09.06.2022: Refund Filed Before The Wrong Forum Is Not Time-Barred, Duty Paid Under Protest Covers Duty Paid By Mistake- CESTAT Chennai

The Hon’ble CESTAT Chennai vide its order dated 09.05.2022 in the matter of M/s Hivelm Industries Vs. The Commissioner of G.S.T. and Central Excise in Excise Appeal No. 40606 of 2016, held that the refund filed by the Appellant before the wrong forum shows the bonafide on the part of Appellant.  Thus, the refund claim filed, is within limitation.

The Appellant preferred the Appeal assailing the order-in-Appeal dated 28.01.2016 passed by the Ld. Commissioner of Central Excise (Appeals – II) whereby the refund filed by the Appellant was rejected on the ground of limitation and the adjudication order was upheld.

Facts: –

  • The Appellant supplied isolators and spares to DVC Koderma Thermal Power Project State 1 (2×500 MW) (A deemed export project) owned by Damodar Valley Corporation (M/s DVC) through its main contractor M/s Bharat Heavy Electricals Ltd. (BHEL).
  • That the deemed exports were exempted for payment of duty vide Notification No. 06/2006 dated 01.03.2006. However, the appellant made the payment of tax as its name was not reflecting in the project certificate issued by M/s DVC.
  • That later on 13.12.2011, the appellant filed an application for refund before Directorate General of Foreign Trade (DGFT), which was rejected by DGFT and against the said rejection, an appeal was preferred before the DGFT.
  • The Appellant also filed the refund claim on 17.07.2014 before the Excise Authorities, and the same was rejected by the Adjudicating authority vide its order dated 11.09.2014 on the ground that the refund has been filed beyond the prescribed period of one year. On appeal being preferred against the said order, same was also dismissed vide impugned order -in-Appeal dated 28.01.2016 concurring with the findings of the adjudicating authority.

Appellant’s Submissions: –

  • It was submitted on the behalf of the Appellant that there was no requirement under the law to pay duty for deemed exports in view of Notification No. – 06/2006 (Supra).
  • It has been duly acknowledged by the Superintendent of Central Excise, Alandur Range, Chennai – 600 035 that supply was against ‘Deemed Export Project’.
  • Further, the main contractor issued a disclaimer certificate to the effect that they have not reimbursed any Excise Duty to the sub-contractor and they have no objection, if the appellant claims the Excise Duty refund and other deemed export benefits.
  • Relying on the decisions of M/s. India Cements Ltd. v. Collector of C.Ex. – 1989 (41) E.L.T. 358 (S.C.), Commissioner of Central Excise, Chennai-I v. M/s. ITC Ltd. reported in 2005 (185) E.L.T. 114 (Mad.), Dy. Dir. General of Foreign Trade, New Delhi v. M/s. Acer India Pvt. Ltd. Vs. 2020 (371) E.L.T. 658 (Kar.), Commissioner of Central Excise (Appeals), Bangalore v. M/s. KVR Construction – 2012 (26) S.T.R. 195 (Kar.), Commissioner of C.Ex., Bhopal M/s.Bharat Sanchar Nigam Ltd. – 2017 (345) E.L.T. 549 (Tri. – Del.), it was submitted that Higher Courts including the Hon’ble Supreme Court, have held that the duty paid under protest would cover the ‘duty paid by mistake or by misunderstanding of Statute.’

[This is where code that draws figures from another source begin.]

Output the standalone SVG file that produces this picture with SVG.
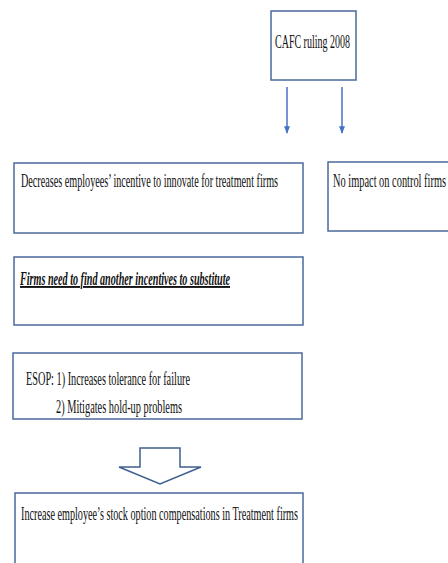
<svg xmlns="http://www.w3.org/2000/svg" width="448" height="563" viewBox="0 0 448 563">
<style>
.box{fill:#fff;stroke:#4a6a9a;stroke-width:1.5}
.t{font-family:"Liberation Serif","Times New Roman",serif;font-size:19px;fill:#111}
.conn{stroke:#4472c4;stroke-width:1.5;fill:none}
</style>
<defs>
<marker id="ah" viewBox="0 0 10 10" refX="9" refY="5" markerWidth="5" markerHeight="5" orient="auto" markerUnits="strokeWidth">
<path d="M0,1 L10,5 L0,9 z" fill="#4472c4"/>
</marker>
</defs>
<rect width="448" height="563" fill="#fff"/>
<g id="cafc">
<rect class="box" x="271" y="11" width="85" height="69"/>
<text class="t" x="275" y="48" textLength="75" lengthAdjust="spacingAndGlyphs">CAFC ruling 2008</text>
</g>
<g id="connectors">
<line class="conn" x1="287" y1="87" x2="287" y2="133" marker-end="url(#ah)"/>
<line class="conn" x1="342" y1="87" x2="342" y2="133" marker-end="url(#ah)"/>
<path d="M140,448 H180 V467 H201 L160,484 L119,467 H140 Z" fill="#fff" stroke="#3e5f8f" stroke-width="1.5" stroke-linejoin="miter"/>
</g>
<g id="decreases">
<rect class="box" x="14" y="163" width="289" height="70"/>
<text class="t" x="21" y="187" textLength="257" lengthAdjust="spacingAndGlyphs">Decreases employees’ incentive to innovate for treatment firms</text>
</g>
<g id="noimpact">
<rect class="box" x="328" y="162" width="130" height="69"/>
<text class="t" x="333" y="187" textLength="113" lengthAdjust="spacingAndGlyphs">No impact on control firms</text>
</g>
<g id="firms">
<rect class="box" x="14" y="257" width="289" height="68"/>
<text class="t" x="20" y="285" textLength="210" lengthAdjust="spacingAndGlyphs" font-size="17" font-weight="bold" font-style="italic" text-decoration="underline">Firms need to find another incentives to substitute</text>
</g>
<g id="esop">
<rect class="box" x="13" y="353" width="289" height="66"/>
<text class="t" x="26" y="385" textLength="164" lengthAdjust="spacingAndGlyphs">ESOP: 1) Increases tolerance for failure</text>
<text class="t" x="56" y="413" textLength="126" lengthAdjust="spacingAndGlyphs">2) Mitigates hold-up problems</text>
</g>
<g id="increase">
<rect class="box" x="15" y="493" width="288" height="90"/>
<text class="t" x="21" y="520" textLength="277" lengthAdjust="spacingAndGlyphs">Increase employee’s stock option compensations in Treatment firms</text>
</g>
</svg>
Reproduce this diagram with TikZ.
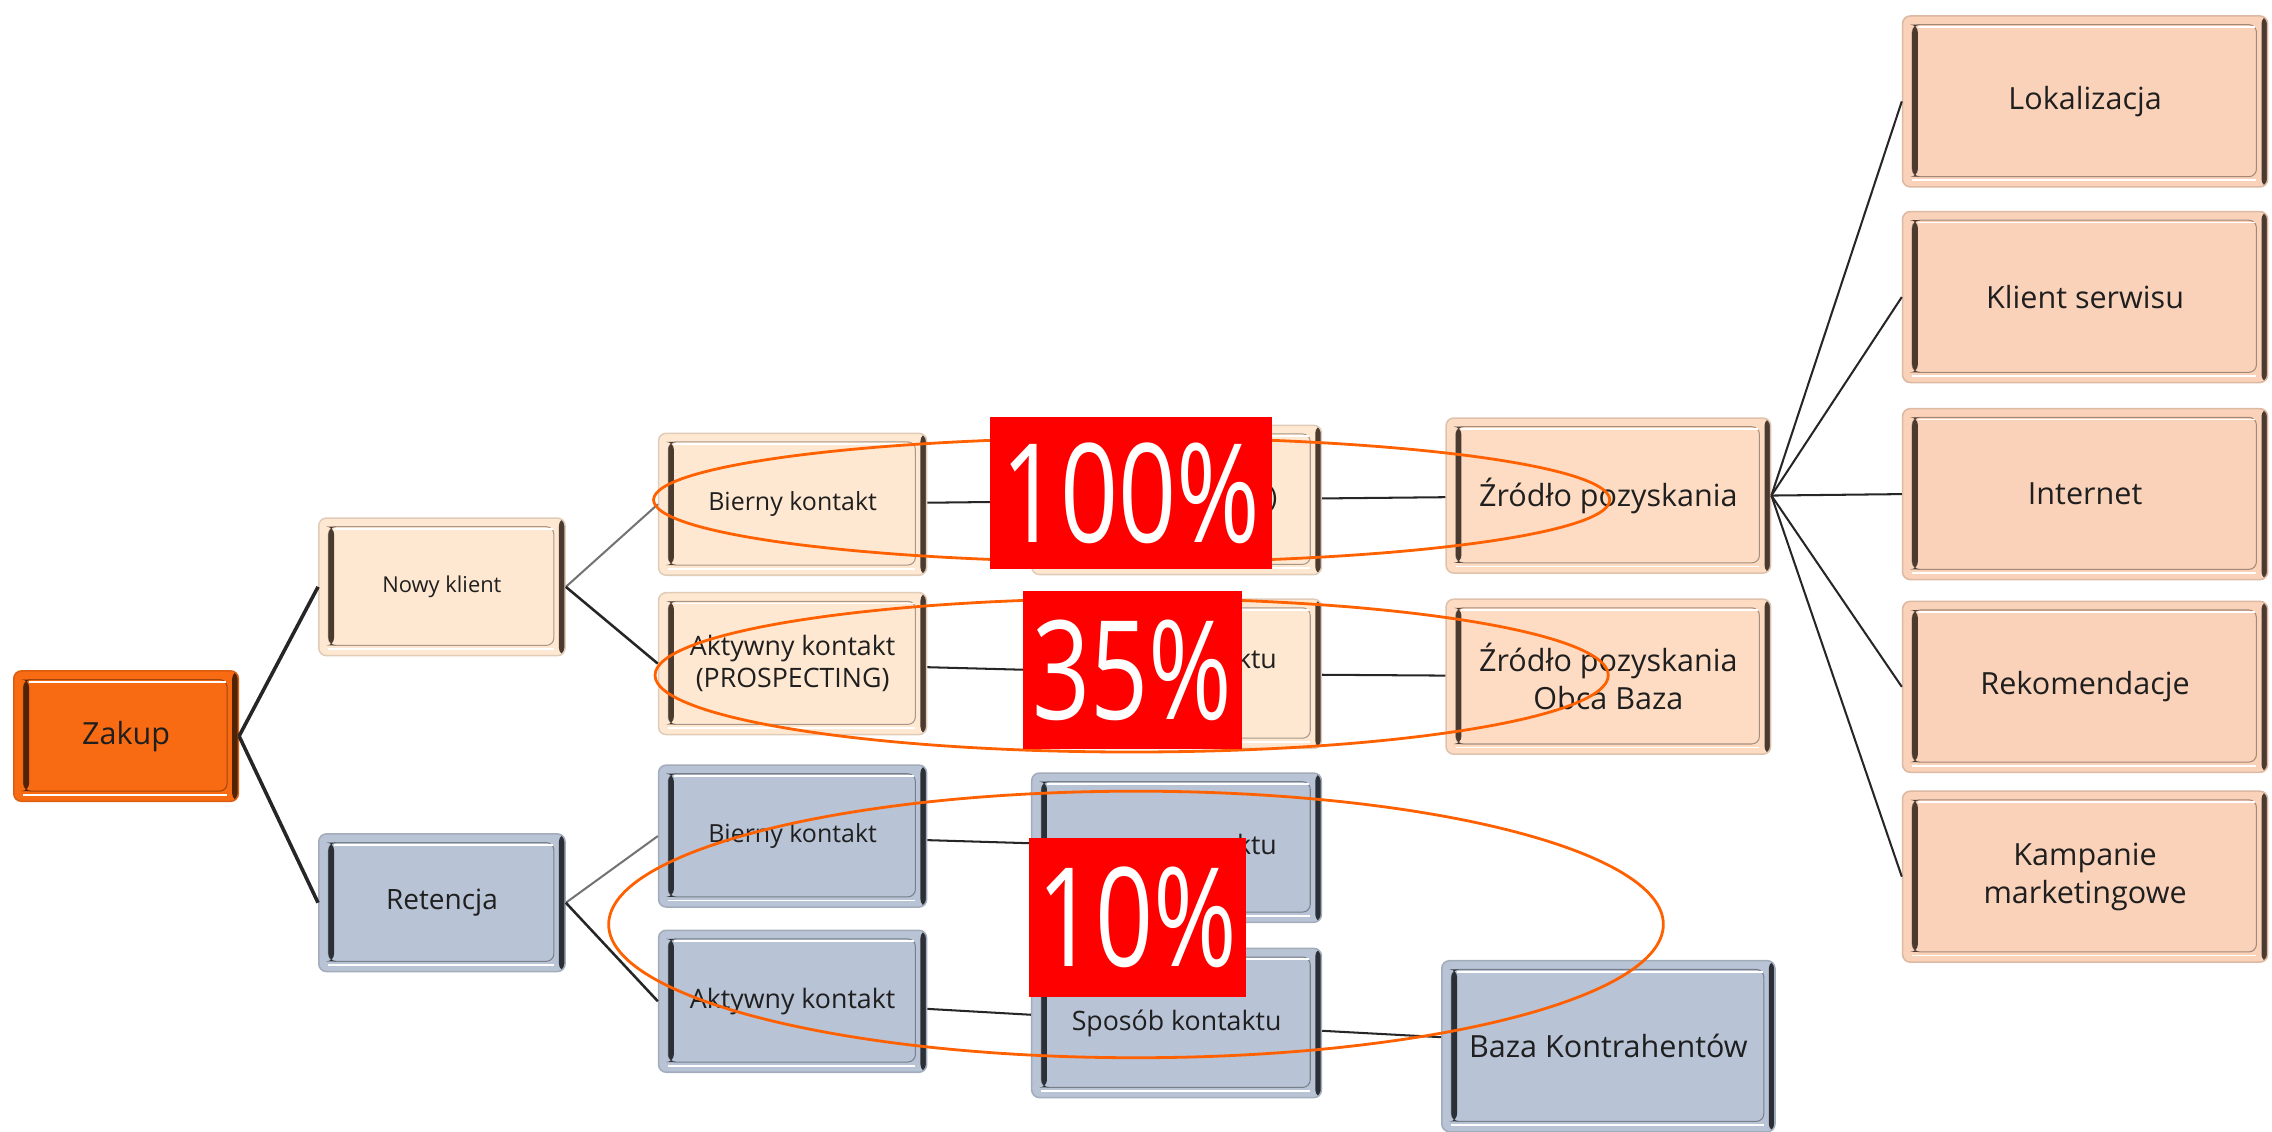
\documentclass[tikz,border=0pt]{standalone}
\usepackage{fontspec}
\setmainfont{Open Sans}
\newfontfamily\prozentfont[FakeStretch=0.74]{Open Sans}

\definecolor{zakupfill}{HTML}{F96B12}
\definecolor{zakupdark}{HTML}{4F2305}
\definecolor{brzoskwinia}{HTML}{FFE8D1}
\definecolor{brzoskwinia2}{HTML}{FDDCC3}
\definecolor{brzoskwinia3}{HTML}{FAD2B9}
\definecolor{brazciemny}{HTML}{4A3A30}
\definecolor{szaryniebieski}{HTML}{B8C3D5}
\definecolor{grafit}{HTML}{2C3036}
\definecolor{elipsa}{HTML}{FF6000}
\definecolor{linia}{HTML}{262626}

\tikzset{
  kasten/.style 2 args={rectangle, rounded corners=3pt, fill=#1, draw=#1!88!black,
    line width=0.6pt, text=black!88, align=center, inner sep=1pt,
    path picture={
      \fill[#2] ([xshift=-2.4pt]path picture bounding box.north east) rectangle (path picture bounding box.south east);
      \draw[#1!65!black, line width=0.4pt] ([shift={(3.8pt,-3.4pt)}]path picture bounding box.north west) rectangle ([shift={(-4.4pt,4pt)}]path picture bounding box.south east);
      \fill[#2] ([shift={(3.8pt,-3.4pt)}]path picture bounding box.north west) rectangle ([shift={(6pt,4pt)}]path picture bounding box.south west);
      \draw[white, line width=0.7pt] ([shift={(6pt,-4.3pt)}]path picture bounding box.north west) -- ([shift={(-4.8pt,-4.3pt)}]path picture bounding box.north east);
      \draw[white, line width=0.7pt] ([shift={(3.8pt,2.6pt)}]path picture bounding box.south west) -- ([shift={(-4.4pt,2.6pt)}]path picture bounding box.south east);
    }},
  nowy/.style={kasten={brzoskwinia}{brazciemny}},
  nowy2/.style={kasten={brzoskwinia2}{brazciemny}},
  kanal/.style={kasten={brzoskwinia3}{brazciemny}},
  stary/.style={kasten={szaryniebieski}{grafit}},
  poziom1/.style={minimum width=3.4cm, minimum height=1.9cm},
  poziom2/.style={minimum width=3.7cm, minimum height=1.96cm, font=\fontsize{9.8}{12}\selectfont},
  poziom3/.style={minimum width=4cm, minimum height=2.06cm, font=\fontsize{10.5}{12}\selectfont},
  poziom4/.style={minimum width=4.48cm, minimum height=2.14cm, font=\fontsize{12}{15}\selectfont},
  zrodlo/.style={kanal, minimum width=5.04cm, minimum height=2.36cm, font=\fontsize{12}{15}\selectfont},
  procent/.style={fill=red, text=white, inner sep=0pt, font=\prozentfont\fontsize{54}{54}\selectfont},
  polaczenie/.style={draw=linia, line width=0.8pt},
}

\begin{document}
\begin{tikzpicture}[x=0.02cm, y=-0.02cm]
	\useasboundingbox (0,0) rectangle (1568,781);
	%korzen
	\node[kasten={zakupfill}{zakupdark}, minimum width=3.1cm, minimum height=1.8cm, font=\fontsize{12}{14}\selectfont] (zakup) at (87,508) {Zakup};
	\node[nowy, poziom1, font=\fontsize{8.6}{10}\selectfont] (nowy) at (305,405) {Nowy klient};
	\node[stary, poziom1, font=\fontsize{11}{13}\selectfont] (retencja) at (305,623) {Retencja};
	%kontakt
	\node[nowy, poziom2] (bierny-1) at (547,348) {Bierny kontakt};
	\node[nowy, poziom2, font=\fontsize{10.5}{12.5}\selectfont] (aktywny-1) at (547,458) {Aktywny kontakt\\(PROSPECTING)};
	\node[stary, poziom2] (bierny-2) at (547,577) {Bierny kontakt};
	\node[stary, poziom2, font=\fontsize{10.5}{12.5}\selectfont] (aktywny-2) at (547,691) {Aktywny kontakt};
	%sposob kontaktu
	\node[nowy, poziom3] (sposob-1) at (812,345) {\phantom{Sposób kontakt})};
	\node[nowy, poziom3] (sposob-2) at (812,465) {\phantom{Sposób kon}ktu\hspace*{-6pt}\\\phantom{x}};
	\node[stary, poziom3] (sposob-3) at (812,585) {\phantom{Sposób kon}ktu\hspace*{-6pt}};
	\node[stary, poziom3] (sposob-4) at (812,706) {Sposób kontaktu};
	%zrodla
	\node[nowy2, poziom4] (zrodlo-1) at (1110,342) {Źródło pozyskania};
	\node[nowy2, poziom4] (zrodlo-2) at (1110,467) {Źródło pozyskania\\Obca Baza};
	\node[stary, poziom4, minimum width=4.6cm, minimum height=2.36cm] (baza) at (1110,722) {Baza Kontrahentów};
	\node[zrodlo] (z-1) at (1439,70) {Lokalizacja};
	\node[zrodlo] (z-2) at (1439,205) {Klient serwisu};
	\node[zrodlo] (z-3) at (1439,341) {Internet};
	\node[zrodlo] (z-4) at (1439,474) {Rekomendacje};
	\node[zrodlo] (z-5) at (1439,605) {Kampanie\\marketingowe};
	%linie
	\draw[polaczenie, line width=1.4pt] (zakup.east) -- (nowy.west) (zakup.east) -- (retencja.west);
	\draw[polaczenie, draw=black!55] (nowy.east) -- (bierny-1.west) (retencja.east) -- (bierny-2.west);
	\draw[polaczenie, line width=1pt] (nowy.east) -- (aktywny-1.west) (retencja.east) -- (aktywny-2.west);
	\draw[polaczenie] (bierny-1) -- (sposob-1) (aktywny-1) -- (sposob-2) (bierny-2) -- (sposob-3) (aktywny-2) -- (sposob-4);
	\draw[polaczenie] (sposob-1) -- (zrodlo-1) (sposob-2) -- (zrodlo-2) (sposob-4) -- (baza);
	\foreach \i in {1,...,5}
		\draw[polaczenie] (zrodlo-1.east) -- (z-\i.west);
	%elipsy
	\draw[elipsa, line width=1.1pt] (781,345) ellipse [x radius=6.6cm, y radius=0.86cm];
	\draw[elipsa, line width=1.1pt] (781,466) ellipse [x radius=6.58cm, y radius=1.06cm];
	\draw[elipsa, line width=1.1pt] (784,638) ellipse [x radius=7.28cm, y radius=1.84cm];
	%procenty
	\node[procent, minimum width=3.9cm, minimum height=2.1cm] (p-100) at (780.5,340.5) {100\%};
	\node[procent, minimum width=3.02cm, minimum height=2.18cm] (p-35) at (781.5,462.5) {35\%};
	\node[procent, minimum width=3cm, minimum height=2.2cm] (p-10) at (785,633) {10\%};
\end{tikzpicture}
\end{document}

On the other hand, it was submitted on the behalf of the respondent that the refund has been rightly rejected by the lower authorities as the name of the appellant was not mentioned in the project certificate issued by M/s. DVC and there is no mistake as claimed by the Appellant. 


  • The Hon’ble CESTAT after considering the submissions from the both sides, observed that it is not in dispute that excise duty was not leviable on the ‘deemed export.’ Therefore, it’s not the duty of the taxpayer to plead repeatedly before the authorities that the project in which it was involved was a ‘deemed export.’
  • It is to be noted that the Appellant immediately filed the refund claim. However, the same was filed before the wrong forum and proves a bonafide on the part of the Appellant, and also substantiate that the application for refund filed by the Appellant was within limitation, though before a wrong forum.
  • That both the purchase order and the tax invoice show that duty was not required to be paid, and if still paid, could be under protest only.
  • Further, the main contractor has given a disclaimer certificate stating ‘the appellant has paid the duty, however the same has not been refunded to the appellant and it has no objection if the appellant claims refund of the same’, and it clarifies the doubt of the revenue regarding non-mentioning of the appellant’s name in the certificate.
  • Lastly, it was found that the argument of revenue that the appellant was not required to make the payment’ holds no water. 

The Hon’ble Bench with the above findings set aside the impugned order and allowed the appeal with consequential benefits.